▸ COLLECTED DATA:
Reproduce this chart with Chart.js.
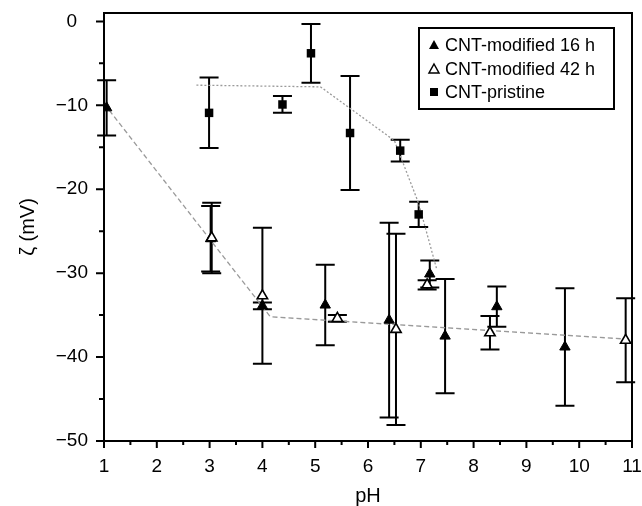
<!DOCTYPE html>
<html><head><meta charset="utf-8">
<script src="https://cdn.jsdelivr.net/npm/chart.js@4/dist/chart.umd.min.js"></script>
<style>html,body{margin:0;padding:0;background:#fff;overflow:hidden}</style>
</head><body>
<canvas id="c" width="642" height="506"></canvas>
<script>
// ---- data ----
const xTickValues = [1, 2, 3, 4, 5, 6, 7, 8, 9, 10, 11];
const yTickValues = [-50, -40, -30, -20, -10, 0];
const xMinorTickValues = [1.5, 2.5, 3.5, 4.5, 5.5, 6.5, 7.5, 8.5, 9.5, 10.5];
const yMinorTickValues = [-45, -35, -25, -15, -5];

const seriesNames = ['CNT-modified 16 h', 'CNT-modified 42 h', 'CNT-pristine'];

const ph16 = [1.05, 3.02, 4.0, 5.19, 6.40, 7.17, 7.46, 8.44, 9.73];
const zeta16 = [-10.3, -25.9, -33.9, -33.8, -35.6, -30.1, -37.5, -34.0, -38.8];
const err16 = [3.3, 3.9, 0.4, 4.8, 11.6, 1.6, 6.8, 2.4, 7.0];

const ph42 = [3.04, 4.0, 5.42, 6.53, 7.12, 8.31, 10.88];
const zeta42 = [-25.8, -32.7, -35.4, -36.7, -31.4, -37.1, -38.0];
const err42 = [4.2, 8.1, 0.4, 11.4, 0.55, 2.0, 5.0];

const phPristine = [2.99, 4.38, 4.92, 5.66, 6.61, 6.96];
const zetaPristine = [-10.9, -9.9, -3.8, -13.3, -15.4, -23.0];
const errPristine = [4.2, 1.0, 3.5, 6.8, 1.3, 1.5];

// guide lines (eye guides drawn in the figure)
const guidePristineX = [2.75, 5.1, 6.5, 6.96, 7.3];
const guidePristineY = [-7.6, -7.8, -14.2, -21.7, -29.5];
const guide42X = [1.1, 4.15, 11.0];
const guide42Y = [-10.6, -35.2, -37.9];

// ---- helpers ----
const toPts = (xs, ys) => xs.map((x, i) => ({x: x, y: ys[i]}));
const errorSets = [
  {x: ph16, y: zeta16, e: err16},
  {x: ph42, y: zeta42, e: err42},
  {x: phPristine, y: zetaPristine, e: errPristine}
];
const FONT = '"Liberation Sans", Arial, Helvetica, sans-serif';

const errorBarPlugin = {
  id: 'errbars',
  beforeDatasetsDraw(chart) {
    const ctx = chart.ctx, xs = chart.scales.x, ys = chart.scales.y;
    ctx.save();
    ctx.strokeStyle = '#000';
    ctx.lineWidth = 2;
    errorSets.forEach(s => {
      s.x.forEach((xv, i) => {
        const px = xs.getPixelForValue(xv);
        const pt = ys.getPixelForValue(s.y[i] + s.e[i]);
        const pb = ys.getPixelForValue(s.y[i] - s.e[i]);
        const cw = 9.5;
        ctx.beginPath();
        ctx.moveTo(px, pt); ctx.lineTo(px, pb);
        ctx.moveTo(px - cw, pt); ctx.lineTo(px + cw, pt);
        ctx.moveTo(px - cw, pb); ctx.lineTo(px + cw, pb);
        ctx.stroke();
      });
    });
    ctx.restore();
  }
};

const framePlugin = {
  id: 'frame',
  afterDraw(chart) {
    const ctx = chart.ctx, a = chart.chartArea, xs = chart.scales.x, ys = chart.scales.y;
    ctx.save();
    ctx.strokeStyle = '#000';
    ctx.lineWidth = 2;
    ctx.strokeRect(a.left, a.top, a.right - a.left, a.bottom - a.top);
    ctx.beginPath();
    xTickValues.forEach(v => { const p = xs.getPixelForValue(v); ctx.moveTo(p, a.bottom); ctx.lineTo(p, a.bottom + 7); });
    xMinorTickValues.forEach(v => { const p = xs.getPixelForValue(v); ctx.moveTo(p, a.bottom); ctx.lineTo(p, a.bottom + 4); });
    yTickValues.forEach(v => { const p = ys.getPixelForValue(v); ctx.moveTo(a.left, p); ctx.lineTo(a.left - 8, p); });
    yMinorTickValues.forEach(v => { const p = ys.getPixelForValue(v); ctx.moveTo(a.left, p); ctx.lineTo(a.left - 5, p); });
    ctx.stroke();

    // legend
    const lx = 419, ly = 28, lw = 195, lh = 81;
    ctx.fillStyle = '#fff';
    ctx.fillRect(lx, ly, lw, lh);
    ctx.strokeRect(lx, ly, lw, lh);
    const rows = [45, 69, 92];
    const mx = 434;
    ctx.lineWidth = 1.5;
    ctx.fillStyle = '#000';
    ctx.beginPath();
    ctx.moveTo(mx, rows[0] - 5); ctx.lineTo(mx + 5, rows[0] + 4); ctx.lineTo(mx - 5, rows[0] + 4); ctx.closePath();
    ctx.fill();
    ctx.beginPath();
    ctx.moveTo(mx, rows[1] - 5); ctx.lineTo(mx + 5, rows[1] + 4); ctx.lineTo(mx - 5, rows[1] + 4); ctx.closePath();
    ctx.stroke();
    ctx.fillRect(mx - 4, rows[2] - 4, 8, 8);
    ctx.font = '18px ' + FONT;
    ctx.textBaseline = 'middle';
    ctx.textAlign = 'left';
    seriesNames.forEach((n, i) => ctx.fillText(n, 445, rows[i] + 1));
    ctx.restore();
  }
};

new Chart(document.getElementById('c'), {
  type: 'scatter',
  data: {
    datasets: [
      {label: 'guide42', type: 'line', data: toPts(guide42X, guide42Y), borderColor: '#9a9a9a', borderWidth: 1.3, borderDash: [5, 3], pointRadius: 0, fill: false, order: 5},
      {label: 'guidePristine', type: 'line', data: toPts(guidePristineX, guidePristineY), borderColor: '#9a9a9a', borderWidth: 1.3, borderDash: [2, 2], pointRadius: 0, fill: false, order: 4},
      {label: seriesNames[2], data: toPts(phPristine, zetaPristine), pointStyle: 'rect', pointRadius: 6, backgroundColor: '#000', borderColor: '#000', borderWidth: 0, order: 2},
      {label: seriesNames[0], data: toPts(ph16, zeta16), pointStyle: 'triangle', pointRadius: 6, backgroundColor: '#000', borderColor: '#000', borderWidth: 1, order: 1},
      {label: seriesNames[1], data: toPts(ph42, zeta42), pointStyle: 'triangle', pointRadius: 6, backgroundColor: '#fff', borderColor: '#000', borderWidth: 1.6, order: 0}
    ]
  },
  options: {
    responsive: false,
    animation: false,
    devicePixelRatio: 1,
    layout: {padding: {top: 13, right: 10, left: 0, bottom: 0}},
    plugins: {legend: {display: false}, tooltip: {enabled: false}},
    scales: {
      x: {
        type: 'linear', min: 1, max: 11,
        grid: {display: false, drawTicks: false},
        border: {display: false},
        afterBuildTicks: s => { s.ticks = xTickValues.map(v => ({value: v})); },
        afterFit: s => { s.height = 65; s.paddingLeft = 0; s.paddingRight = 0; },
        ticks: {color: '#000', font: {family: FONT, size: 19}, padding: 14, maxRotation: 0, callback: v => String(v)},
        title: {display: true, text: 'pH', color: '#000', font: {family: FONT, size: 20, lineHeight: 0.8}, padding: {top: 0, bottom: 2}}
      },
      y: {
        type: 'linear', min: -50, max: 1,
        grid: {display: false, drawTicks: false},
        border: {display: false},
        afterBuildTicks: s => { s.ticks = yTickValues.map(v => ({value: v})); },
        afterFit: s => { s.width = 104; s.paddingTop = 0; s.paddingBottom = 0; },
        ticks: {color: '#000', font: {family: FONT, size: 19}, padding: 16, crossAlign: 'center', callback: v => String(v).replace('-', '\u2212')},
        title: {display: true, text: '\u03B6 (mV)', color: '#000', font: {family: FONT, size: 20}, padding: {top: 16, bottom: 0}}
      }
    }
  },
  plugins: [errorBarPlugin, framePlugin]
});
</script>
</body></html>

▸ GIVEN INSTRUCTION:
Write out exactly the opening lines of the data, stopping after the line that holds "const seriesNames = ['CNT-modified". Exclude pictures.

▸ RESPONSE TO THE EXERCISE:
Reproduce this chart with Chart.js.
<!DOCTYPE html>
<html><head><meta charset="utf-8">
<script src="https://cdn.jsdelivr.net/npm/chart.js@4/dist/chart.umd.min.js"></script>
<style>html,body{margin:0;padding:0;background:#fff;overflow:hidden}</style>
</head><body>
<canvas id="c" width="642" height="506"></canvas>
<script>
// ---- data ----
const xTickValues = [1, 2, 3, 4, 5, 6, 7, 8, 9, 10, 11];
const yTickValues = [-50, -40, -30, -20, -10, 0];
const xMinorTickValues = [1.5, 2.5, 3.5, 4.5, 5.5, 6.5, 7.5, 8.5, 9.5, 10.5];
const yMinorTickValues = [-45, -35, -25, -15, -5];

const seriesNames = ['CNT-modified 16 h', 'CNT-modified 42 h', 'CNT-pristine'];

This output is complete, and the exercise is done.